Bos taurus cattle are generally more susceptible than Bos indicus cattle.

Jersey, Guernsey, Friesian and Ayrshire breeds are particularly susceptible.

LSD virus does not infect humans.

Life cycle

The OIE Terrestrial Animal Health Code describes the incubation period as 28 days.

Affected animals

  • cattle
  • water buffalo

Symptoms

LSD-infected animals may produce clinical signs ranging from inapparent to severe.

Infected animals can have a fever which may exceed 41°C. It is frequently accompanied by:

  • watering eyes
  • increased nasal and salivary secretions
  • loss of appetite
  • reduction in milk production
  • depression
  • enlarged superficial lymph nodes.

Within 1–2 days of the onset of fever, skin nodules of 2–5cm in diameter develop, particularly on the head, neck, limbs, udder, genitalia and perineum.
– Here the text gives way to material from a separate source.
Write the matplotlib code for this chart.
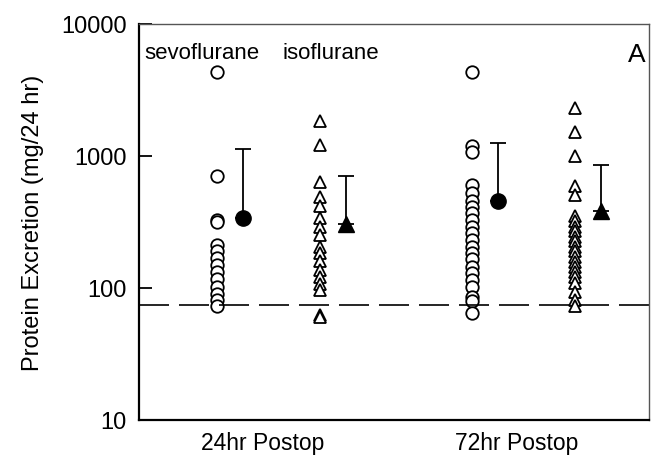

The nodules:

  • are full skin thickness
  • typically appear as round, defined areas of erect hair
  • are firm and slightly raised from the surrounding skin.

Skin nodules may become necrotic (localised dead tissue). Some nodules may remain in place, while others slough, leaving a hole of full-skin thickness, which may become infected by bacteria or insects.

Animal mobility is greatly reduced by:

  • lesions in the skin, subcutaneous tissue, and muscles of the limbs
  • severe skin inflammation caused by secondary infection of lesions.

Body condition may rapidly deteriorate. Some animals may need to be euthanased. Those that recover may remain in extremely poor condition for some time.

Morbidity rates vary greatly and typically range between 10–20%. Mortality rates of 1–5% are usual.

Impacts

The response to an outbreak in Australia would have social, environmental and economic impacts, including substantial export implications.

If LSD becomes established  in Australia, economic losses would be expected because of:

  • stock losses
  • reduced production, including reduced milk yield, loss of animal body condition and rejection or reduced value of the hide
  • preventive vaccination.

How it is spread

The transmission of LSD virus is not completely understood.

The main route of transmission between animals is thought to be mechanical transmission by arthropod vectors, for example:

  • mosquitoes
  • biting flies
  • ticks.

The prevalence of insect vectors may affect the rate of transmission of the virus which could account for the wide variation in reported morbidity (death rates) overseas.

Direct contact between infected animals is considered to play a minor or negligible role in virus transmission.

Infected bulls can excrete the virus in semen and experimental transmission has been demonstrated.

The role of fomites (inanimate objects that could carry the virus) in transmission is unknown, though it's thought that some (e.g. re-used hypodermic needles) may contribute to virus spread.

Risk period

The greatest period of risk is when:

  • infected arthropod vectors are prevalent
  • a naïve susceptible population exists (as it does in Australia)
  • vaccination is not practised (as in Australia).

Risk of entry into Australia

Potential pathways of introduction to Australia include:

  • movement of infected animals
  • introduction of the virus via arthropod vectors.

Both of these introduction pathways are considered to be low likelihood because:

  • Australia does not import live cattle or their germplasm from LSD-infected countries
  • the numbers of arthropod vectors entering via aircraft is very low.

Monitoring and action

Producers are reminded to be aware of the clinical signs of LSD. If LSD is introduced to Australia, it is critically important to identify it quickly and therefore minimise the impacts. If you suspect the presence of this disease in any cattle or water buffalo, you must report it to Biosecurity Queensland on 13 25 23 or contact the Emergency Animal Disease Watch Hotline on 1800 675 888.

Suspect cases of LSD should be investigated. Where appropriate, diagnostic samples will be collected from representative animals and forwarded to the Australian Centre for Disease Preparedness at Geelong for testing.

Control

Prevention

Vaccines are commercially available overseas. They are not currently available in Australia.

Treatment

There is no effective treatment for LSD. Treatment of secondary infections and supportive care may be necessary.